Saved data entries
※

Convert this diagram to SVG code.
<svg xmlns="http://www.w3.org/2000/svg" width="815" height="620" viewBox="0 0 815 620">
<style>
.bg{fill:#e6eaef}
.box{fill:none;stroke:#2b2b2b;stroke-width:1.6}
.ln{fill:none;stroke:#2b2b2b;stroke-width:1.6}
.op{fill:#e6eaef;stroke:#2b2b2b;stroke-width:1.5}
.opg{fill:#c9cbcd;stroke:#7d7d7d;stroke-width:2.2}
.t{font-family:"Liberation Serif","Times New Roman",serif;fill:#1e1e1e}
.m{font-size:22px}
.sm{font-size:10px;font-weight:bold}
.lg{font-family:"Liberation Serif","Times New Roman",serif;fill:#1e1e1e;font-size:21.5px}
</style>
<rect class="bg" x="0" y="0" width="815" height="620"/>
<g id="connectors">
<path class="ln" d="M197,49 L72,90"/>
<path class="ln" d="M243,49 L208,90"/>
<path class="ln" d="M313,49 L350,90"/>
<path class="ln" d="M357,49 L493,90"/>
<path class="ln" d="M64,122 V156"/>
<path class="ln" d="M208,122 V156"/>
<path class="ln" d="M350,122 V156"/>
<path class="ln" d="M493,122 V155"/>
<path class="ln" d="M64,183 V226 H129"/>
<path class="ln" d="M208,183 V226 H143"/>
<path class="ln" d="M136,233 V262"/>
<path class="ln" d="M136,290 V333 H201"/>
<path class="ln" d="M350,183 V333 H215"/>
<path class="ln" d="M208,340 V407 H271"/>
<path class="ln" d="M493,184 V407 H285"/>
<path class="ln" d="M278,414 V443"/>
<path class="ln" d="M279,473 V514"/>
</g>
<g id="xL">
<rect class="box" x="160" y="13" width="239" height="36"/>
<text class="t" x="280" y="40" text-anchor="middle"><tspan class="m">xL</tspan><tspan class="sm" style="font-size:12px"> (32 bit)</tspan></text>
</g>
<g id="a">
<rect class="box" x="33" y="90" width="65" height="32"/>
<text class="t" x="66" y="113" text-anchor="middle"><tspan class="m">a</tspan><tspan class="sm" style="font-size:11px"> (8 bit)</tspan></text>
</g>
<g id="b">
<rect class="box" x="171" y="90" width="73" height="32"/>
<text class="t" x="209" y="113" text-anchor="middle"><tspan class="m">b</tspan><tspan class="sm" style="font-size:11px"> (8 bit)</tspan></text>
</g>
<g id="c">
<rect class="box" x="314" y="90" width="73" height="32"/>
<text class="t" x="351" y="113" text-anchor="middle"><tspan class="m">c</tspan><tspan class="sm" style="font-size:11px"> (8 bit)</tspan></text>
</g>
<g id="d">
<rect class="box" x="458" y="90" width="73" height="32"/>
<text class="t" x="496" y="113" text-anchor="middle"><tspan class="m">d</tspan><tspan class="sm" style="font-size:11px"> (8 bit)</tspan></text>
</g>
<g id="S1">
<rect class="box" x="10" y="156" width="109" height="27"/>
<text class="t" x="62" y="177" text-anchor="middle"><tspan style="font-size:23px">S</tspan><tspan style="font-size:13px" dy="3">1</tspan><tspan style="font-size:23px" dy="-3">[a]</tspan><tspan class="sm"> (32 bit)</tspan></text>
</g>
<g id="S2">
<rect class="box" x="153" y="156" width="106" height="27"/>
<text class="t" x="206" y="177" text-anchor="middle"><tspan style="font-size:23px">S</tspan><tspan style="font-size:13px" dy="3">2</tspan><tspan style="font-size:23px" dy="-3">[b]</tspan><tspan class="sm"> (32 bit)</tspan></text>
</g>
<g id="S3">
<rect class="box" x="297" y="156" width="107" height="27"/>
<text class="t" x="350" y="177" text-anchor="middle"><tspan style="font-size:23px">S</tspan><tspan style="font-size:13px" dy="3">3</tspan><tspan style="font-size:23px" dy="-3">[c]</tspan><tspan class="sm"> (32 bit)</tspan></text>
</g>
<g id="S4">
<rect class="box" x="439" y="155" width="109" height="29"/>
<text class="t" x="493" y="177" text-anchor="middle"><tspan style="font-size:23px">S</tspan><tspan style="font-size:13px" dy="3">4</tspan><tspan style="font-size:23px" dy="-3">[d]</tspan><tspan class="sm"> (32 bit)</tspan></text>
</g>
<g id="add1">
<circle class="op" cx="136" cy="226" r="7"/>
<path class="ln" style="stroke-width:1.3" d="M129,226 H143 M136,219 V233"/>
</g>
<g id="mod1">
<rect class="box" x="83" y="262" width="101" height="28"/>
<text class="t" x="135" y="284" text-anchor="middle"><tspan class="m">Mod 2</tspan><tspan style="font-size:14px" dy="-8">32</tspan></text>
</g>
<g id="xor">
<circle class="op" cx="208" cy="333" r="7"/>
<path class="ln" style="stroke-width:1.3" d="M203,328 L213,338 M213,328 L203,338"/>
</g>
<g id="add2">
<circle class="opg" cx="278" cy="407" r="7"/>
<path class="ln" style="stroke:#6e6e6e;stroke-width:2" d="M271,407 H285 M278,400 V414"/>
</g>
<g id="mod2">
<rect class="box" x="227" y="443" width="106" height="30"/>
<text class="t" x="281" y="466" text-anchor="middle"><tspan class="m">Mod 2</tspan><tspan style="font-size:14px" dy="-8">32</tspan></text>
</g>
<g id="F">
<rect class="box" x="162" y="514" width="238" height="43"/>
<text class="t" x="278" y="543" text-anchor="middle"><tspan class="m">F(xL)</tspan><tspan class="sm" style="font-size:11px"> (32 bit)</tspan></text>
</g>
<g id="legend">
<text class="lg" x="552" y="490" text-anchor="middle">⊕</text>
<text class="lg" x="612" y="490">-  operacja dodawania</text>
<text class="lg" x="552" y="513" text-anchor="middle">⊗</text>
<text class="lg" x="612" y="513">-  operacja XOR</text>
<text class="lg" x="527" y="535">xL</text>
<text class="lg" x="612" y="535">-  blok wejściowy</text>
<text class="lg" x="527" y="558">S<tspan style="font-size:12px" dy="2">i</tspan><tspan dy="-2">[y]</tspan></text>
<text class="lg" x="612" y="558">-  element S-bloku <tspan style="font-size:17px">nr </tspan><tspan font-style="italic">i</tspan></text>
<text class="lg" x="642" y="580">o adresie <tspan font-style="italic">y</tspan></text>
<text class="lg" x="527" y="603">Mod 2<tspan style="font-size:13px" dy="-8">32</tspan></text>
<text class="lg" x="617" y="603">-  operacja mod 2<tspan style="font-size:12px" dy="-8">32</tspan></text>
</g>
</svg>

※

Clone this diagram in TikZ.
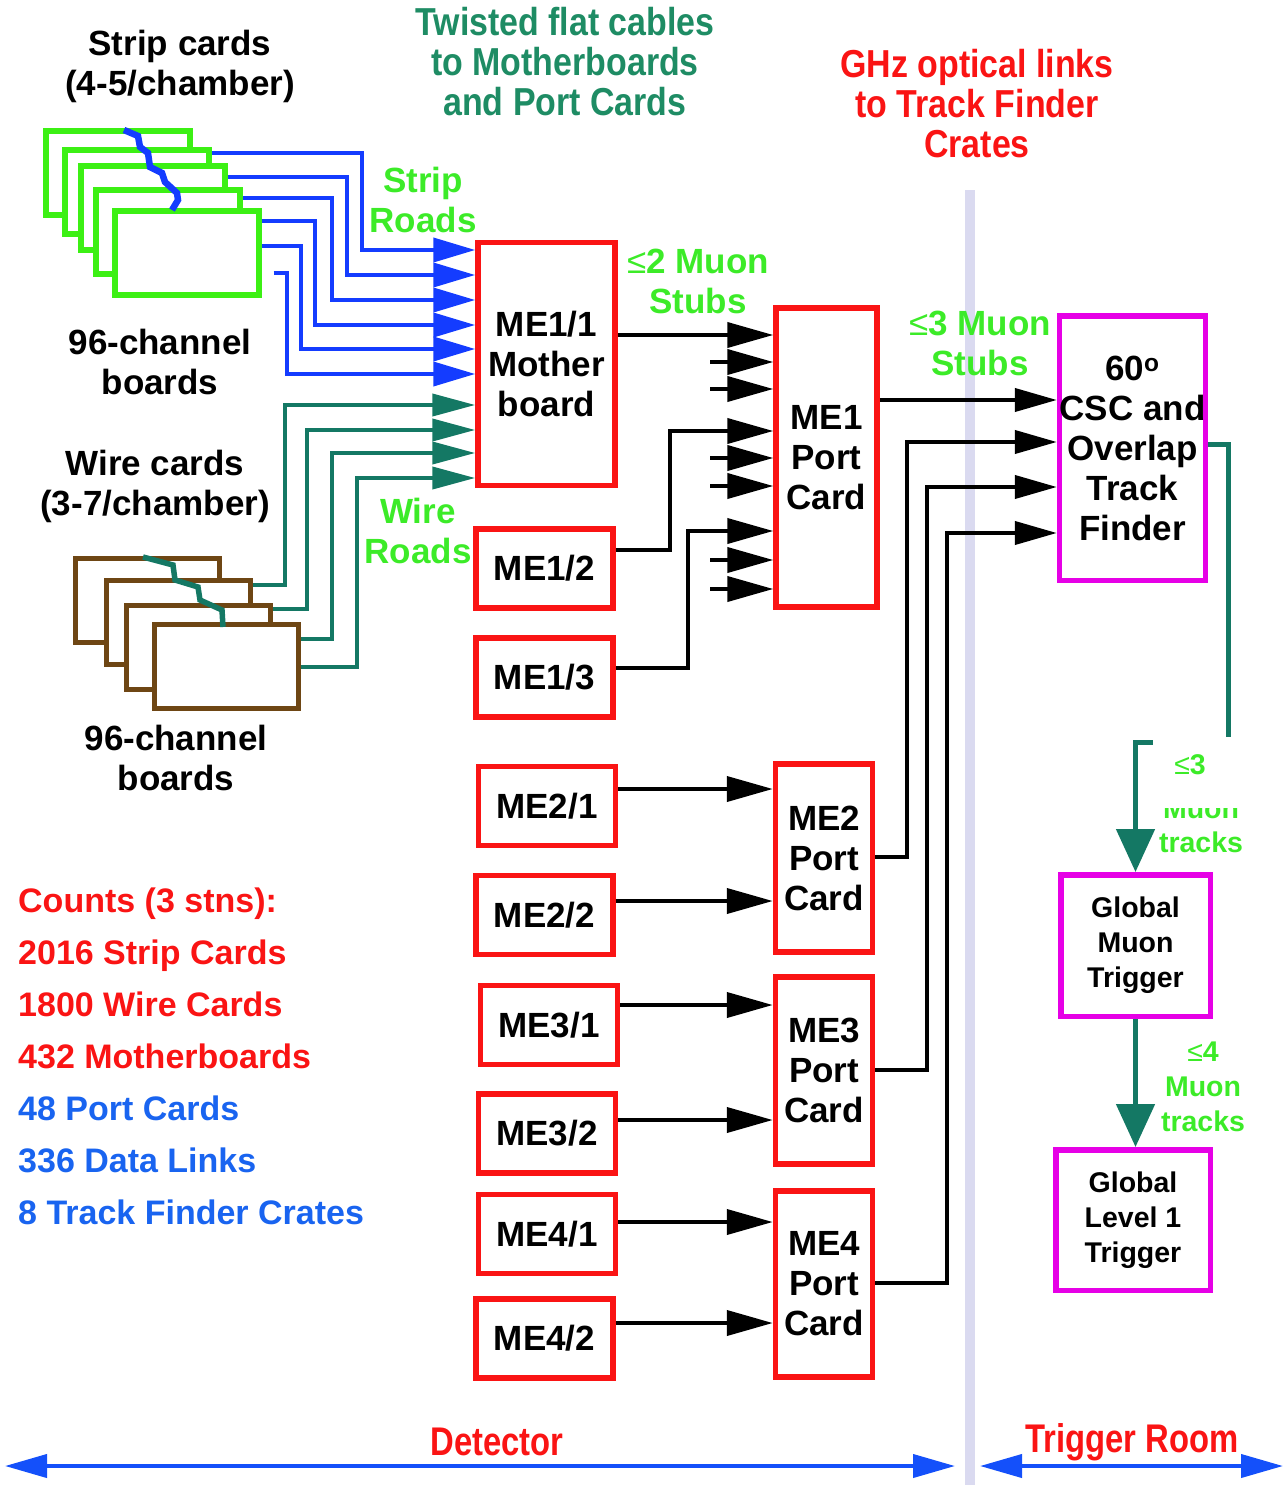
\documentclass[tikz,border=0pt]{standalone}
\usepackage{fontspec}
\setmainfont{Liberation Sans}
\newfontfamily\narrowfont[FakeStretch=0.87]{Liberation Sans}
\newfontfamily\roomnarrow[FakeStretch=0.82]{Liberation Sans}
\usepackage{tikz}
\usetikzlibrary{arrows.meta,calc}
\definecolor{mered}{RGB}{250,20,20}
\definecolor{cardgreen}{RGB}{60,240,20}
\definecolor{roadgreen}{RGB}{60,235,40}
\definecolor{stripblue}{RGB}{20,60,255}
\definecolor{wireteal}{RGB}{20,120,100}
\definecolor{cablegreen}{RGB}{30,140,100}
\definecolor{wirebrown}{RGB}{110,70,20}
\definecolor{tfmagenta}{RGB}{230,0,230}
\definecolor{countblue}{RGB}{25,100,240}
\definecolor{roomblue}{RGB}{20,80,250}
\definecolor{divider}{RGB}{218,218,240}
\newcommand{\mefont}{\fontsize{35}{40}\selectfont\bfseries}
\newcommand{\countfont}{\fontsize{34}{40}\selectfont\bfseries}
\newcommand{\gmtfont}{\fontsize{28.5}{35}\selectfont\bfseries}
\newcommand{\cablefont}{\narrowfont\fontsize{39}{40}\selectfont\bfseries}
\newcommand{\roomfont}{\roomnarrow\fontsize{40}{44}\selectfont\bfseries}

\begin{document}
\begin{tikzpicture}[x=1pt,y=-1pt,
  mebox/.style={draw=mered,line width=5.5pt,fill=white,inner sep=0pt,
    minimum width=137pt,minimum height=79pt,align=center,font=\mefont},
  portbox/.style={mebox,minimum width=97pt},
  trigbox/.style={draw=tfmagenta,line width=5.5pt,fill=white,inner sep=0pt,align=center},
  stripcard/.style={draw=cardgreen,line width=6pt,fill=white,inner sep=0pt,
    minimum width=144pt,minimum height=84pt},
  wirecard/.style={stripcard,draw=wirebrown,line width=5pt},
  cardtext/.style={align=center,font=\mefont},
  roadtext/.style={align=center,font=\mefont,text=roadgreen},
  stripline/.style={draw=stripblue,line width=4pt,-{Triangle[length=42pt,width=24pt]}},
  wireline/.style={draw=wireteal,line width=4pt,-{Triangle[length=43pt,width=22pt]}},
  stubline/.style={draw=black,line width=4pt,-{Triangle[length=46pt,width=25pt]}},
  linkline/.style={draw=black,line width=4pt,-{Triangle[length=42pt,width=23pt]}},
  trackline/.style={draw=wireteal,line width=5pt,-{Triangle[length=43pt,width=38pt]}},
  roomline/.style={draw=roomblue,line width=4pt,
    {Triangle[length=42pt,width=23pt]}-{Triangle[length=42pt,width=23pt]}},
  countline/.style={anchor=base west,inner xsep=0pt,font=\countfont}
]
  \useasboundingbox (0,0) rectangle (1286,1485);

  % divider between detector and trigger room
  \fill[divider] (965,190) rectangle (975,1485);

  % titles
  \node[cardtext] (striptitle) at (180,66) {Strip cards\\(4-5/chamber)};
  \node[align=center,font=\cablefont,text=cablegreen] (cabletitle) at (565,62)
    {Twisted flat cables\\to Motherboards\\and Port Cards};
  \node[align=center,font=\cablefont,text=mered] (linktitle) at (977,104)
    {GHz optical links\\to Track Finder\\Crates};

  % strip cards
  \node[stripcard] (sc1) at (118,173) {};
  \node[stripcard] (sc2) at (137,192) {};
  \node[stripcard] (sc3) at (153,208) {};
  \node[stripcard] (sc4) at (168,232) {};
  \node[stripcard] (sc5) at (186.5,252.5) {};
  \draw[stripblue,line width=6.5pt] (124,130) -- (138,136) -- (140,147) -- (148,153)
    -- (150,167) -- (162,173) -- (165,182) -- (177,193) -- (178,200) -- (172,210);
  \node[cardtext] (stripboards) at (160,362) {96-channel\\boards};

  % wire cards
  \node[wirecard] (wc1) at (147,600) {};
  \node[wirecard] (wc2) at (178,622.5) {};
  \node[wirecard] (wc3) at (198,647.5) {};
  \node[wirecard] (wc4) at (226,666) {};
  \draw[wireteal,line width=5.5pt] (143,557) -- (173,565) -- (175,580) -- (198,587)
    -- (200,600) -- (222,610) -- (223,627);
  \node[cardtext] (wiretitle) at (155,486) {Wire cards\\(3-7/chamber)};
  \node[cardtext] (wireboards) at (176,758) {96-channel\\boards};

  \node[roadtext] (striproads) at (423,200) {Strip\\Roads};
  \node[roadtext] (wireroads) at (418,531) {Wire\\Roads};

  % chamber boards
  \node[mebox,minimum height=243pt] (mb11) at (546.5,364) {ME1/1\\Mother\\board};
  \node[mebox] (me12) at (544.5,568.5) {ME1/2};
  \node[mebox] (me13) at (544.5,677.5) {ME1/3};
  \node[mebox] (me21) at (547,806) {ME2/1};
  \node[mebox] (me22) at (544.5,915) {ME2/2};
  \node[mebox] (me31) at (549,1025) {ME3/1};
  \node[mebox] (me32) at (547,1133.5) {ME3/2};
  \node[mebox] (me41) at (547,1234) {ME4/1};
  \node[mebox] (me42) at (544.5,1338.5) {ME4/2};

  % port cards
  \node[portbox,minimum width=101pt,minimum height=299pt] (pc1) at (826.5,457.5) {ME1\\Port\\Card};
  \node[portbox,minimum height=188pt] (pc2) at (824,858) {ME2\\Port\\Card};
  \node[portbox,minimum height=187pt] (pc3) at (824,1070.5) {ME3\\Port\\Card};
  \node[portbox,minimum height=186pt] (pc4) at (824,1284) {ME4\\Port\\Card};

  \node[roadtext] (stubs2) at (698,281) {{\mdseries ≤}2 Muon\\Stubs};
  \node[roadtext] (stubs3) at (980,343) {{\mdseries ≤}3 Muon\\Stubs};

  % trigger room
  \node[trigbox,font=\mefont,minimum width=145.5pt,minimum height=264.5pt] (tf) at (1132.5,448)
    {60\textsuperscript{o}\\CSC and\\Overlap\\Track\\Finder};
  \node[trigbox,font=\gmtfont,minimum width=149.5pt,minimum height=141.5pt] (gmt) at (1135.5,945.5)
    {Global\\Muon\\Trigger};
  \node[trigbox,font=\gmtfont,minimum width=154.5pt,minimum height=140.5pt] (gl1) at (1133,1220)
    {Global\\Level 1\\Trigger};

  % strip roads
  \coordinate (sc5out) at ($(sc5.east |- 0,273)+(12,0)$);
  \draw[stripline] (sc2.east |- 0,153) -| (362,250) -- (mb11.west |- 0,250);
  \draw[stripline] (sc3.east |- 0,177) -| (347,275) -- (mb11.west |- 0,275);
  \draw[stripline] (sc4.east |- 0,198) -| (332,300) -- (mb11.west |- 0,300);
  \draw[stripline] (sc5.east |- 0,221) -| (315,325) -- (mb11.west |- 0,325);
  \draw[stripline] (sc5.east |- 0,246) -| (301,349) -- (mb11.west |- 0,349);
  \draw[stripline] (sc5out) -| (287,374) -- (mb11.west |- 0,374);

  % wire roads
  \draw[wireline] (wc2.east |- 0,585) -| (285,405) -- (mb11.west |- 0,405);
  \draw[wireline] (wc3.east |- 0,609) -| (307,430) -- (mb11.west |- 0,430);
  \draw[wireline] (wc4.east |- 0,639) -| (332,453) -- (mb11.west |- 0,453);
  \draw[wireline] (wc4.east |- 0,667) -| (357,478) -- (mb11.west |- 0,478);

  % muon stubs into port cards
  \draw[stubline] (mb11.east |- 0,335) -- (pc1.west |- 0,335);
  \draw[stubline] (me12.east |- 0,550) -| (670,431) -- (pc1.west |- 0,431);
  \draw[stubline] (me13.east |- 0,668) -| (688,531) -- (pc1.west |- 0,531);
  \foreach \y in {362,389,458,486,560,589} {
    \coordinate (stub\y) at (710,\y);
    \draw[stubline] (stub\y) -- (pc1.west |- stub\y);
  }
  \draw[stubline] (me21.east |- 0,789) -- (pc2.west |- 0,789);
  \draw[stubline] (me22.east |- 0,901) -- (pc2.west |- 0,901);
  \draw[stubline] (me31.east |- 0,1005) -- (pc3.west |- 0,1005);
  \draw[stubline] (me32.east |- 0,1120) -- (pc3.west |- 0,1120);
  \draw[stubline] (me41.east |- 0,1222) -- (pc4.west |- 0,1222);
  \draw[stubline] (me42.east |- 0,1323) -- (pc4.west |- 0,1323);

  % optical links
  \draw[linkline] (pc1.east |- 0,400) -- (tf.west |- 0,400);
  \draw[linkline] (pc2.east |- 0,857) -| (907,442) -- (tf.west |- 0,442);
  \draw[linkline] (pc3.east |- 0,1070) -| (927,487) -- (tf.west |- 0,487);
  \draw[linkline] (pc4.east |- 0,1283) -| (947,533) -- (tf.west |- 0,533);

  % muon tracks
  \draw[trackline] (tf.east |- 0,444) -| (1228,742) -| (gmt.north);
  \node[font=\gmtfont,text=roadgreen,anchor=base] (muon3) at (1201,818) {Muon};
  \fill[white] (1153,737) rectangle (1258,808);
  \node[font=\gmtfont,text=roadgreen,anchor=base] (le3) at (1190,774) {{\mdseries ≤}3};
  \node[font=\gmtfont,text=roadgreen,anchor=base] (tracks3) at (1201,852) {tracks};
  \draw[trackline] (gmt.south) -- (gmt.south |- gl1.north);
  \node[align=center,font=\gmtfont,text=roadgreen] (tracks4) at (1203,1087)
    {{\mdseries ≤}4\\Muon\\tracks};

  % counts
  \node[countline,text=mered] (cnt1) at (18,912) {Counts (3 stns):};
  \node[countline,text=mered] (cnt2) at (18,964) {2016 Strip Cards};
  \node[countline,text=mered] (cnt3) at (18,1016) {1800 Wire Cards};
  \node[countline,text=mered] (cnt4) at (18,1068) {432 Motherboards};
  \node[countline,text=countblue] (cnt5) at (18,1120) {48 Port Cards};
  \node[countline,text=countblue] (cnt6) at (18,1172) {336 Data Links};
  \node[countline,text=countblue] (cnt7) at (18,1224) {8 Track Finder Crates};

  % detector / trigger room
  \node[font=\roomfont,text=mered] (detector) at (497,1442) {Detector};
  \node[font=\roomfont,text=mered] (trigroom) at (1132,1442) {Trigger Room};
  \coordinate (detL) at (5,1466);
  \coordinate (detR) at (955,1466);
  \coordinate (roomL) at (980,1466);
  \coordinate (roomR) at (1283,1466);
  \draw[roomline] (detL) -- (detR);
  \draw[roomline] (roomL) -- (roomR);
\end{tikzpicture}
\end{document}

※

YOUR TASK: Search the lines above for the string "this" and copy each line that has it.

CORRECT RESULT:
Convert this diagram to SVG code.
Clone this diagram in TikZ.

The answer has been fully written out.